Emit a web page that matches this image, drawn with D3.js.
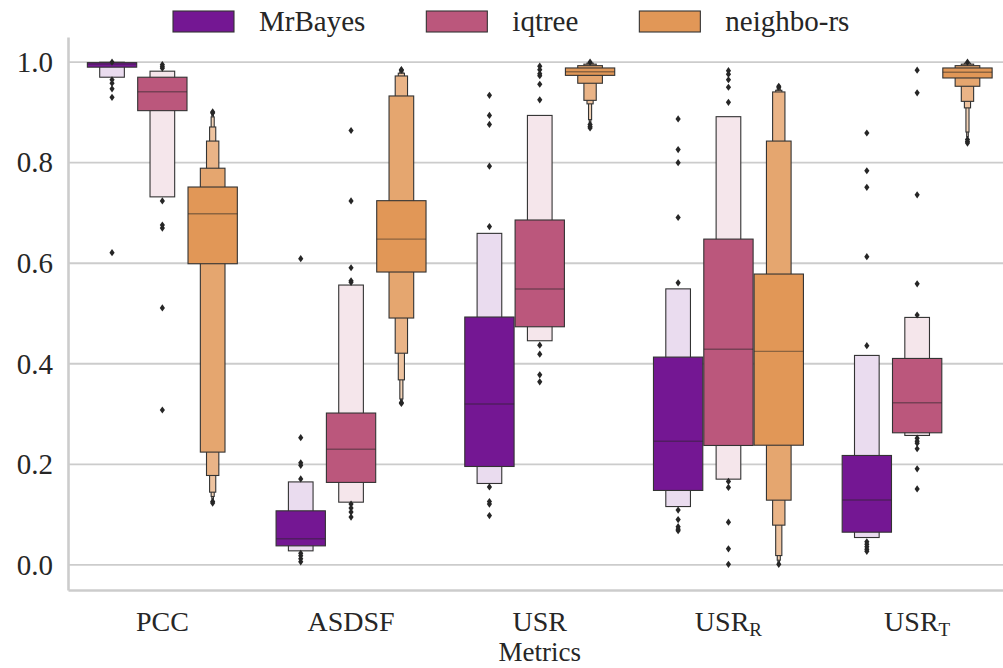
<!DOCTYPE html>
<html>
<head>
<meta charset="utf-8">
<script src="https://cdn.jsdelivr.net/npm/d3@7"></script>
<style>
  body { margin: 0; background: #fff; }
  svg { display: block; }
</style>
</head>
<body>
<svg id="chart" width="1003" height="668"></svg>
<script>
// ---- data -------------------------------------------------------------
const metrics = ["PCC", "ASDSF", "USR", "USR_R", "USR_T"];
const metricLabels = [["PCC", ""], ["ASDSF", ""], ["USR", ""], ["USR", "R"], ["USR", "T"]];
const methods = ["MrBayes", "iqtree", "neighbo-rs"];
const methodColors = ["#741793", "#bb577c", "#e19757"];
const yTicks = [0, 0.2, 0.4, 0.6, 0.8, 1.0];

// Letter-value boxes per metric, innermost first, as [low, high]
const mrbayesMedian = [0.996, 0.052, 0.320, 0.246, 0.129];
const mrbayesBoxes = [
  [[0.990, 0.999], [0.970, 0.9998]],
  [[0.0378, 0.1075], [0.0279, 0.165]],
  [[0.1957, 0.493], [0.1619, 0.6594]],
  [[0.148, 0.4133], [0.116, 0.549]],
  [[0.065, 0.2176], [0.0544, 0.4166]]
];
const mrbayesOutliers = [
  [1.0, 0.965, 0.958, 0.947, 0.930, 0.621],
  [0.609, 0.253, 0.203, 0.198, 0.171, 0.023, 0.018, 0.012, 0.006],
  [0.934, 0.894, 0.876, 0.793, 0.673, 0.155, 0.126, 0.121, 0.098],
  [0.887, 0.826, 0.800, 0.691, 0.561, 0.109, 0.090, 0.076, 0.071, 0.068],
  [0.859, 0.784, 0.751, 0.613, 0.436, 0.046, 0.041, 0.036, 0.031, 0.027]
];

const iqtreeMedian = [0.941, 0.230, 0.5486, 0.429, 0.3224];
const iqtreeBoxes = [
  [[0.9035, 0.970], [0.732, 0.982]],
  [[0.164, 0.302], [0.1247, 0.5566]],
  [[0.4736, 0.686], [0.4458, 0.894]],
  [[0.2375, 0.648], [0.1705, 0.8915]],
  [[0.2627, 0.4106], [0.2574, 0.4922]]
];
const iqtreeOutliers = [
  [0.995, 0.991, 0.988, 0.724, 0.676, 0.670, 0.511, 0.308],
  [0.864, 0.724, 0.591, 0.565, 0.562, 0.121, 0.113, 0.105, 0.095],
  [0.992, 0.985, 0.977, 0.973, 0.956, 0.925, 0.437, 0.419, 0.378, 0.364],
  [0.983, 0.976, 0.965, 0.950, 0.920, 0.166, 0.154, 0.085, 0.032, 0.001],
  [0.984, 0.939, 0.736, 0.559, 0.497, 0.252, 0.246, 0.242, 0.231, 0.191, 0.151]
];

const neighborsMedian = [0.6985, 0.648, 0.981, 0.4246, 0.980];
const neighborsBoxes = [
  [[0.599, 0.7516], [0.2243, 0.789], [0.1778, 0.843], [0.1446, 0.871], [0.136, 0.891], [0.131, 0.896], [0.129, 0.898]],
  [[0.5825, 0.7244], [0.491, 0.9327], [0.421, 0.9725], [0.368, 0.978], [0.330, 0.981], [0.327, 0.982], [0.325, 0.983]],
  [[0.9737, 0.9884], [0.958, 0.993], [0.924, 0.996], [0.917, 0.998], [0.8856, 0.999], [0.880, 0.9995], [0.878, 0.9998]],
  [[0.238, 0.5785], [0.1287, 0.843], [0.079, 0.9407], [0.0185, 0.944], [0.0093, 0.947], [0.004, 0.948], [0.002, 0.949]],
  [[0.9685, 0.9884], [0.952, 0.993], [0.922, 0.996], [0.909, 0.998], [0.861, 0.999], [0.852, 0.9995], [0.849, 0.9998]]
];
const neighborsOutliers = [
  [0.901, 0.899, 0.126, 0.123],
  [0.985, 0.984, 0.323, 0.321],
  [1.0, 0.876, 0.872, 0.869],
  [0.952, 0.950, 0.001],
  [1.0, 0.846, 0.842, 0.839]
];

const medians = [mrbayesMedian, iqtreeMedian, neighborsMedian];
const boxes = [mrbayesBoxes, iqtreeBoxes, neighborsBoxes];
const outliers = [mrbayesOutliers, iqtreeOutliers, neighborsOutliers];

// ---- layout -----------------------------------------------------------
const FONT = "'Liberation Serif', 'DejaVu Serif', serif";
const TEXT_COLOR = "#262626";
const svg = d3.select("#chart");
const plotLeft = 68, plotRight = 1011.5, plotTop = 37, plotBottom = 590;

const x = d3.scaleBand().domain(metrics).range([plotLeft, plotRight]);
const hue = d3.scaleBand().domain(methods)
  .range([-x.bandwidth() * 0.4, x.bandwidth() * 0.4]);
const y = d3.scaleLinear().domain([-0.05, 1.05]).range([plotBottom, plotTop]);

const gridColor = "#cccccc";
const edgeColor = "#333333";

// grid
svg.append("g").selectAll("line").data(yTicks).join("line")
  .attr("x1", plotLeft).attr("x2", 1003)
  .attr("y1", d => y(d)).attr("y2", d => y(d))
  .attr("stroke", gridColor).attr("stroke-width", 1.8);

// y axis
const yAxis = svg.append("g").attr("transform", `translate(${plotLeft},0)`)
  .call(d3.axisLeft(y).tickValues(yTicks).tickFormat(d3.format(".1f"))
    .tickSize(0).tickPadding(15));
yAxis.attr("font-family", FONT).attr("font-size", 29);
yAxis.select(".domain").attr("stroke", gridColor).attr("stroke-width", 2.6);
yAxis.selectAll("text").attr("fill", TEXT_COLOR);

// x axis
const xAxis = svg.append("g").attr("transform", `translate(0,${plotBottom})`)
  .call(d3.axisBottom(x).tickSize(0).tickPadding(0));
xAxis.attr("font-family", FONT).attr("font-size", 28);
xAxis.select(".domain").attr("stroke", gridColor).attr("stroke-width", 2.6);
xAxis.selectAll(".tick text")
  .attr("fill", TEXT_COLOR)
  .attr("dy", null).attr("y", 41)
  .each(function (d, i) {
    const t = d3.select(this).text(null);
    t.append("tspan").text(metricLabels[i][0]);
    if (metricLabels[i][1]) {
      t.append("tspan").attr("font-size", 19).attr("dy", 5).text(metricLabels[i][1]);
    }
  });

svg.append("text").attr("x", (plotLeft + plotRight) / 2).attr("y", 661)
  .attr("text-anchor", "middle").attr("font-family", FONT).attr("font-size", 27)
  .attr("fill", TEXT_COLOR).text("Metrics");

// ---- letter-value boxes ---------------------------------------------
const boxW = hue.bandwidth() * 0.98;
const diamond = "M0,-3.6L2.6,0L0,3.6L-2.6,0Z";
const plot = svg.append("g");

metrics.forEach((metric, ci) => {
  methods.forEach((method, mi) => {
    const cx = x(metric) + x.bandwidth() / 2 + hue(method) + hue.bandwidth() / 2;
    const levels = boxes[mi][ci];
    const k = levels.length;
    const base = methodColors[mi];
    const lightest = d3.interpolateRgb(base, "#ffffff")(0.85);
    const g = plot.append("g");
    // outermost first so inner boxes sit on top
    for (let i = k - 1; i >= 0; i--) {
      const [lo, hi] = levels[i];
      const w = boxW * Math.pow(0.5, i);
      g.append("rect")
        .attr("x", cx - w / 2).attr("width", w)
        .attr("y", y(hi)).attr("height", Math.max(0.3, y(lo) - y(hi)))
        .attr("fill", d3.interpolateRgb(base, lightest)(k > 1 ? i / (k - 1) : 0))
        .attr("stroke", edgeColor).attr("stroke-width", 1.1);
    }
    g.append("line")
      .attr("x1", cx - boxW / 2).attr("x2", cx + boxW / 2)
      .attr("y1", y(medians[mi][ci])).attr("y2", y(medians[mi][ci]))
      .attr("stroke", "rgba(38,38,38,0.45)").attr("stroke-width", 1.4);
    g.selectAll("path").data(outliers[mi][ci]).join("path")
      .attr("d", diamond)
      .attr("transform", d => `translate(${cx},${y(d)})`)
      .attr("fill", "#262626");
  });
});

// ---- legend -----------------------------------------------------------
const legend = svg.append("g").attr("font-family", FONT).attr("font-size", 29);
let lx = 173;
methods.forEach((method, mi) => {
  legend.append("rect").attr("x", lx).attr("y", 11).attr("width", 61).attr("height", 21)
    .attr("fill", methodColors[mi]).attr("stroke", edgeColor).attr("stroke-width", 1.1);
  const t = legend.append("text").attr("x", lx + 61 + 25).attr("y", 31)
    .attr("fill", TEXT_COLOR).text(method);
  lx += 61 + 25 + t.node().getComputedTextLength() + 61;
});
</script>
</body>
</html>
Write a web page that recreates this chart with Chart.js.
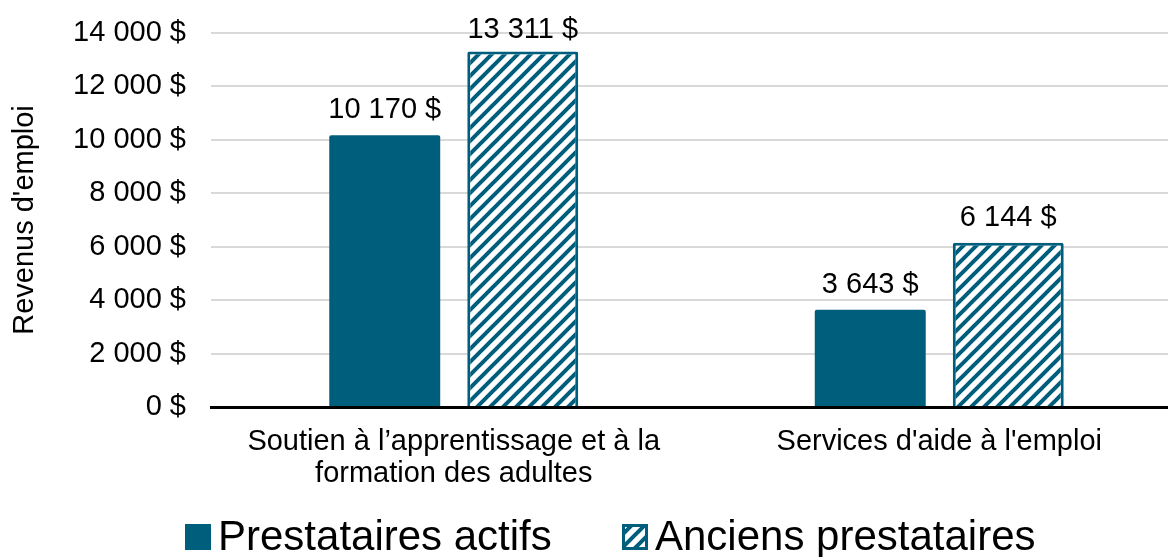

EXERCISE -
Each line above that includes "chart" should be shown.

EXERCISE RESPONSE -
<svg id="chart" width="1003" height="668"></svg>
const svg = d3.select("#chart");
Write a web page that recreates this chart with Chart.js.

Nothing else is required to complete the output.